Fast Imitation via Behavior Foundation Models
Authors: Matteo Pirotta, Andrea Tirinzoni, Ahmed Touati, Alessandro Lazaric, Yann Ollivier
ICLR 2024 | Conference PDF | Archive PDF | Plain Text | LLM Run Details
| Reproducibility Variable | Result | LLM Response |
|---|---|---|
| Research Type | Experimental | We test FB-IL algorithms across environments from the Deep Mind Control Suite (Tassa et al., 2018a) with multiple imitation tasks, using different IL principles and settings. We show that not only do FB-IL algorithms perform on-par or better than the corresponding state-of-the-art offline imitation learning baselines (Fig. 1), they also solve imitation tasks within a few seconds, which is three orders of magnitude faster than offline IL methods that need to run full RL routines to compute an imitation policy (Fig. 2). |
| Researcher Affiliation | Industry | Matteo Pirotta*, Andrea Tirinzoni* & Ahmed Touati* Fundamental AI Research at Meta {pirotta,tirinzoni,atouati}@meta.com Alessandro Lazaric & Yann Ollivier Fundamental AI Research at Meta {lazaric,yol}@meta.com |
| Pseudocode | No | The paper describes mathematical formulations and algorithmic steps in prose, but it does not include any explicit pseudocode blocks or algorithm listings. |
| Open Source Code | No | The paper does not contain an explicit statement or a link providing access to the source code for the methodology described in the paper. |
| Open Datasets | Yes | We used standard unsupervised datasets for the four domains, generated by Random Network Distillation (RND).

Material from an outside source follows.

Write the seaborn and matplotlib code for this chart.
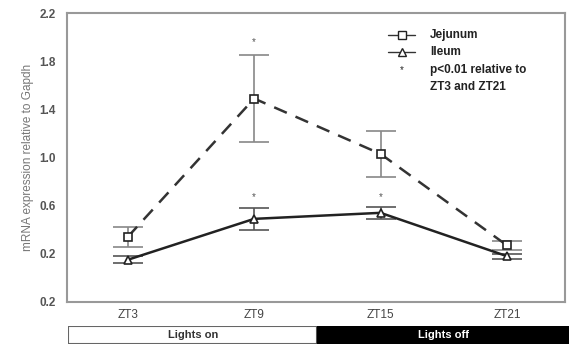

They can be downloaded following the instructions in the github repository of Yarats et al. (2022) (https://github.com/denisyarats/exorl). ... All the environments considered in this paper are based on the Deep Mind Control Suite (Tassa et al., 2018b). |
| Dataset Splits | No | The paper describes how expert trajectories are generated and used for imitation, and how models are pre-trained and evaluated, but it does not specify explicit train/validation/test dataset splits (e.g., percentages or counts for distinct sets). |
| Hardware Specification | No | The paper does not provide any specific details about the hardware (e.g., GPU models, CPU types, memory) used to run the experiments. |
| Software Dependencies | No | The paper mentions software components and methods like TD3, SAC, RND, and Deep Mind Control Suite, but it does not provide specific version numbers for any of the key software libraries or dependencies used (e.g., Python, PyTorch, TensorFlow). |
| Experiment Setup | Yes | D.4 HYPERPARAMETERS: Table 1: Hyperparameters used for FB pretraining. Table 2: Hyperparameters used for IL baselines. Table 3: Hyperparameters used for DIAYN and GOAL-TD3. Table 4: Hyperparameters used for GOAL-GPT and MASKDP. |